What you will do = Give the data below again exactly as written, without its pictures.

Data shown =
— START —
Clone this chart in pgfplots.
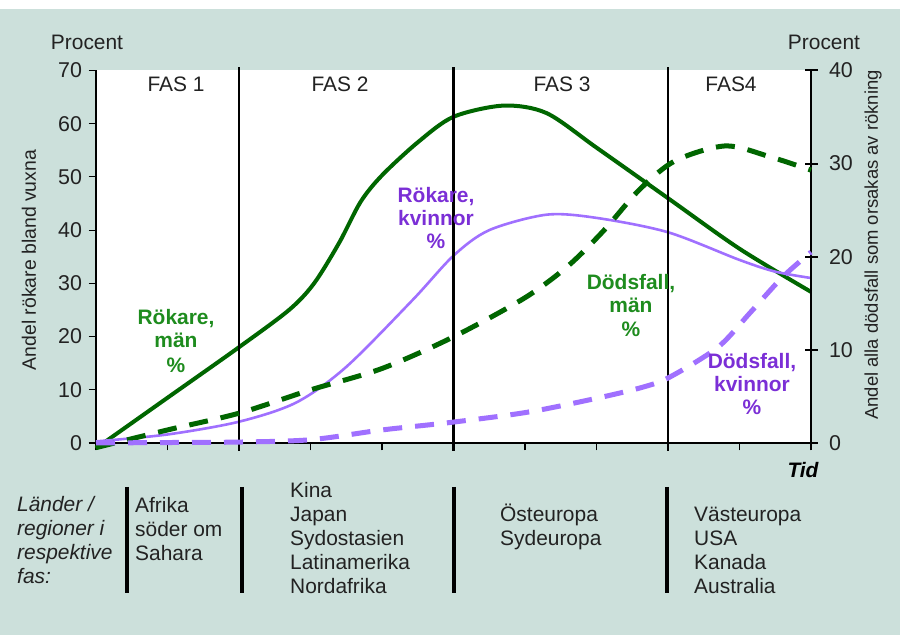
\documentclass[border=0pt]{standalone}
\usepackage{pgfplots}
\pgfplotsset{compat=1.18}
\usepackage{fontspec}
\setmainfont{Liberation Sans}
\definecolor{bgcol}{HTML}{CCE0DB}
\definecolor{dkgreen}{HTML}{006600}
\definecolor{txgreen}{HTML}{1E8C1E}
\definecolor{lpurple}{HTML}{A070FF}
\definecolor{txpurple}{HTML}{7B2FD6}
\definecolor{txt}{HTML}{222222}
\newcommand{\F}{\fontsize{21}{24}\selectfont}
\begin{document}
\begin{tikzpicture}[x=1bp,y=1bp]
\useasboundingbox (0,0) rectangle (900,635);
\fill[white] (0,0) rectangle (900,635);
\fill[bgcol] (0,0) rectangle (900,626);
\begin{axis}[at={(96bp,192bp)}, anchor=south west, scale only axis,
  width=715bp, height=372.5bp, xmin=0, xmax=10, ymin=0, ymax=70,
  clip=false, axis background/.style={fill=white},
  axis x line*=bottom, axis y line*=left, axis line style={-, line width=1.1bp, black},
  xtick={0,1,...,10}, xticklabels={}, ytick={0,10,...,70},
  tick align=outside, major tick length=7.5bp, tick style={line width=1.1bp, black},
  yticklabel style={xshift=-3bp},
  /pgf/number format/assume math mode=true,
  ticklabel style={font=\fontsize{21.5}{24}\selectfont, text=txt}]
\addplot[dkgreen, line width=4bp, smooth] coordinates {
(0,-1) (1,8.5) (2,18) (2.7,25) (3.05,30) (3.4,37.6) (3.7,45.3) (4.0,50.3) (4.5,56.5) (5,61.3) (5.7,63.4) (6.3,62) (7,55.5) (8,46) (9,36.5) (10,28.4)};
\addplot[lpurple, line width=2.6bp, smooth] coordinates {
(0,0.3) (1,1.6) (2,4) (2.8,7.6) (3.5,14.3) (4.43,26.9) (5,35.2) (5.5,40) (6.3,42.9) (7,42.3) (8,39.6) (9,34.4) (9.5,32.2) (10,31)};
\draw[black, line width=2.2bp] (axis cs:2,-1.5) -- (axis cs:2,70.7);
\draw[black, line width=2.2bp] (axis cs:5,-1.5) -- (axis cs:5,70.7);
\draw[black, line width=2.2bp] (axis cs:8,-1.5) -- (axis cs:8,70.7);
\end{axis}
\begin{axis}[at={(96bp,192bp)}, anchor=south west, scale only axis,
  width=715bp, height=372.5bp, xmin=0, xmax=10, ymin=0, ymax=40,
  clip=false, axis x line=none, axis y line*=right,
  axis line style={-, line width=2.2bp, black},
  ytick={0,10,...,40}, tick align=center, major tick length=13bp,
  tick style={line width=2bp, black},
  yticklabel style={xshift=8bp},
  /pgf/number format/assume math mode=true,
  ticklabel style={font=\fontsize{21.5}{24}\selectfont, text=txt}]
\addplot[dkgreen, line width=5bp, dash pattern=on 19bp off 13bp, smooth] coordinates {
(0,-0.5) (1,1.4) (2,3.2) (3,5.7) (4,8) (5,11.4) (6,15.6) (6.6,19) (7.1,22.8) (7.6,27.2) (8.1,30.3) (8.8,31.9) (9.4,30.8) (10,29.3)};
\addplot[lpurple, line width=5bp, dash pattern=on 19bp off 13bp, smooth] coordinates {
(0,0) (1,0.05) (2,0.1) (3,0.35) (4,1.4) (4.95,2.2) (6.03,3.3) (7,4.8) (7.65,6) (8.03,7.1) (8.7,10.3) (9.15,14) (9.6,17.8) (10,20.5)};
\end{axis}
% top labels
\node[anchor=base, text=txt, font=\F] at (87,585) {Procent};
\node[anchor=base, text=txt, font=\F] at (824,585) {Procent};
\node[anchor=base, text=txt, font=\F] at (176,543) {FAS 1};
\node[anchor=base, text=txt, font=\F] at (340,543) {FAS 2};
\node[anchor=base, text=txt, font=\F] at (562,543) {FAS 3};
\node[anchor=base, text=txt, font=\F] at (731,543) {FAS4};
% axis titles
\node[rotate=90, text=txt, font=\fontsize{19.5}{23}\selectfont] at (29,375) {Andel rökare bland vuxna};
\node[rotate=90, text=txt, font=\fontsize{18.5}{22}\selectfont] at (873,390) {Andel alla dödsfall som orsakas av rökning};
% series labels
\foreach \t/\y in {{Rökare,}/310, {män}/287, {\%}/262}
  \node[anchor=base, text=txgreen, font=\F\bfseries] at (176,\y) {\t};
\foreach \t/\y in {{Rökare,}/432, {kvinnor}/409, {\%}/386}
  \node[anchor=base, text=txpurple, font=\F\bfseries] at (436,\y) {\t};
\foreach \t/\y in {{Dödsfall,}/345, {män}/322, {\%}/298}
  \node[anchor=base, text=txgreen, font=\F\bfseries] at (631,\y) {\t};
\foreach \t/\y in {{Dödsfall,}/266, {kvinnor}/243, {\%}/220}
  \node[anchor=base, text=txpurple, font=\F\bfseries] at (752,\y) {\t};
\node[anchor=base, text=black, font=\F\bfseries\itshape] at (803,157) {Tid};
% bottom section
\foreach \x in {127,242,454,667}
  \draw[black, line width=3.8bp] (\x,148) -- (\x,42);
\foreach \t/\y in {{Länder /}/123, {regioner i}/99, {respektive}/75, {fas:}/51}
  \node[anchor=base west, inner sep=0, text=txt, font=\F\itshape] at (17,\y) {\t};
\foreach \t/\y in {{Afrika}/122, {söder om}/98, {Sahara}/74}
  \node[anchor=base west, inner sep=0, text=txt, font=\F] at (135,\y) {\t};
\foreach \t/\y in {{Kina}/137, {Japan}/113, {Sydostasien}/89, {Latinamerika}/65, {Nordafrika}/41}
  \node[anchor=base west, inner sep=0, text=txt, font=\F] at (290,\y) {\t};
\foreach \t/\y in {{Östeuropa}/113, {Sydeuropa}/89}
  \node[anchor=base west, inner sep=0, text=txt, font=\F] at (500,\y) {\t};
\foreach \t/\y in {{Västeuropa}/113, {USA}/89, {Kanada}/65, {Australia}/41}
  \node[anchor=base west, inner sep=0, text=txt, font=\F] at (694,\y) {\t};
\end{tikzpicture}
\end{document}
— END —
Output for this task =
Clone this chart in pgfplots.
\documentclass[border=0pt]{standalone}
\usepackage{pgfplots}
\pgfplotsset{compat=1.18}
\usepackage{fontspec}
\setmainfont{Liberation Sans}
\definecolor{bgcol}{HTML}{CCE0DB}
\definecolor{dkgreen}{HTML}{006600}
\definecolor{txgreen}{HTML}{1E8C1E}
\definecolor{lpurple}{HTML}{A070FF}
\definecolor{txpurple}{HTML}{7B2FD6}
\definecolor{txt}{HTML}{222222}
\newcommand{\F}{\fontsize{21}{24}\selectfont}
\begin{document}
\begin{tikzpicture}[x=1bp,y=1bp]
\useasboundingbox (0,0) rectangle (900,635);
\fill[white] (0,0) rectangle (900,635);
\fill[bgcol] (0,0) rectangle (900,626);
\begin{axis}[at={(96bp,192bp)}, anchor=south west, scale only axis,
  width=715bp, height=372.5bp, xmin=0, xmax=10, ymin=0, ymax=70,
  clip=false, axis background/.style={fill=white},
  axis x line*=bottom, axis y line*=left, axis line style={-, line width=1.1bp, black},
  xtick={0,1,...,10}, xticklabels={}, ytick={0,10,...,70},
  tick align=outside, major tick length=7.5bp, tick style={line width=1.1bp, black},
  yticklabel style={xshift=-3bp},
  /pgf/number format/assume math mode=true,
  ticklabel style={font=\fontsize{21.5}{24}\selectfont, text=txt}]
\addplot[dkgreen, line width=4bp, smooth] coordinates {
(0,-1) (1,8.5) (2,18) (2.7,25) (3.05,30) (3.4,37.6) (3.7,45.3) (4.0,50.3) (4.5,56.5) (5,61.3) (5.7,63.4) (6.3,62) (7,55.5) (8,46) (9,36.5) (10,28.4)};
\addplot[lpurple, line width=2.6bp, smooth] coordinates {
(0,0.3) (1,1.6) (2,4) (2.8,7.6) (3.5,14.3) (4.43,26.9) (5,35.2) (5.5,40) (6.3,42.9) (7,42.3) (8,39.6) (9,34.4) (9.5,32.2) (10,31)};
\draw[black, line width=2.2bp] (axis cs:2,-1.5) -- (axis cs:2,70.7);
\draw[black, line width=2.2bp] (axis cs:5,-1.5) -- (axis cs:5,70.7);
\draw[black, line width=2.2bp] (axis cs:8,-1.5) -- (axis cs:8,70.7);
\end{axis}
\begin{axis}[at={(96bp,192bp)}, anchor=south west, scale only axis,
  width=715bp, height=372.5bp, xmin=0, xmax=10, ymin=0, ymax=40,
  clip=false, axis x line=none, axis y line*=right,
  axis line style={-, line width=2.2bp, black},
  ytick={0,10,...,40}, tick align=center, major tick length=13bp,
  tick style={line width=2bp, black},
  yticklabel style={xshift=8bp},
  /pgf/number format/assume math mode=true,
  ticklabel style={font=\fontsize{21.5}{24}\selectfont, text=txt}]
\addplot[dkgreen, line width=5bp, dash pattern=on 19bp off 13bp, smooth] coordinates {
(0,-0.5) (1,1.4) (2,3.2) (3,5.7) (4,8) (5,11.4) (6,15.6) (6.6,19) (7.1,22.8) (7.6,27.2) (8.1,30.3) (8.8,31.9) (9.4,30.8) (10,29.3)};
\addplot[lpurple, line width=5bp, dash pattern=on 19bp off 13bp, smooth] coordinates {
(0,0) (1,0.05) (2,0.1) (3,0.35) (4,1.4) (4.95,2.2) (6.03,3.3) (7,4.8) (7.65,6) (8.03,7.1) (8.7,10.3) (9.15,14) (9.6,17.8) (10,20.5)};
\end{axis}
% top labels
\node[anchor=base, text=txt, font=\F] at (87,585) {Procent};
\node[anchor=base, text=txt, font=\F] at (824,585) {Procent};
\node[anchor=base, text=txt, font=\F] at (176,543) {FAS 1};
\node[anchor=base, text=txt, font=\F] at (340,543) {FAS 2};
\node[anchor=base, text=txt, font=\F] at (562,543) {FAS 3};
\node[anchor=base, text=txt, font=\F] at (731,543) {FAS4};
% axis titles
\node[rotate=90, text=txt, font=\fontsize{19.5}{23}\selectfont] at (29,375) {Andel rökare bland vuxna};
\node[rotate=90, text=txt, font=\fontsize{18.5}{22}\selectfont] at (873,390) {Andel alla dödsfall som orsakas av rökning};
% series labels
\foreach \t/\y in {{Rökare,}/310, {män}/287, {\%}/262}
  \node[anchor=base, text=txgreen, font=\F\bfseries] at (176,\y) {\t};
\foreach \t/\y in {{Rökare,}/432, {kvinnor}/409, {\%}/386}
  \node[anchor=base, text=txpurple, font=\F\bfseries] at (436,\y) {\t};
\foreach \t/\y in {{Dödsfall,}/345, {män}/322, {\%}/298}
  \node[anchor=base, text=txgreen, font=\F\bfseries] at (631,\y) {\t};
\foreach \t/\y in {{Dödsfall,}/266, {kvinnor}/243, {\%}/220}
  \node[anchor=base, text=txpurple, font=\F\bfseries] at (752,\y) {\t};
\node[anchor=base, text=black, font=\F\bfseries\itshape] at (803,157) {Tid};
% bottom section
\foreach \x in {127,242,454,667}
  \draw[black, line width=3.8bp] (\x,148) -- (\x,42);
\foreach \t/\y in {{Länder /}/123, {regioner i}/99, {respektive}/75, {fas:}/51}
  \node[anchor=base west, inner sep=0, text=txt, font=\F\itshape] at (17,\y) {\t};
\foreach \t/\y in {{Afrika}/122, {söder om}/98, {Sahara}/74}
  \node[anchor=base west, inner sep=0, text=txt, font=\F] at (135,\y) {\t};
\foreach \t/\y in {{Kina}/137, {Japan}/113, {Sydostasien}/89, {Latinamerika}/65, {Nordafrika}/41}
  \node[anchor=base west, inner sep=0, text=txt, font=\F] at (290,\y) {\t};
\foreach \t/\y in {{Östeuropa}/113, {Sydeuropa}/89}
  \node[anchor=base west, inner sep=0, text=txt, font=\F] at (500,\y) {\t};
\foreach \t/\y in {{Västeuropa}/113, {USA}/89, {Kanada}/65, {Australia}/41}
  \node[anchor=base west, inner sep=0, text=txt, font=\F] at (694,\y) {\t};
\end{tikzpicture}
\end{document}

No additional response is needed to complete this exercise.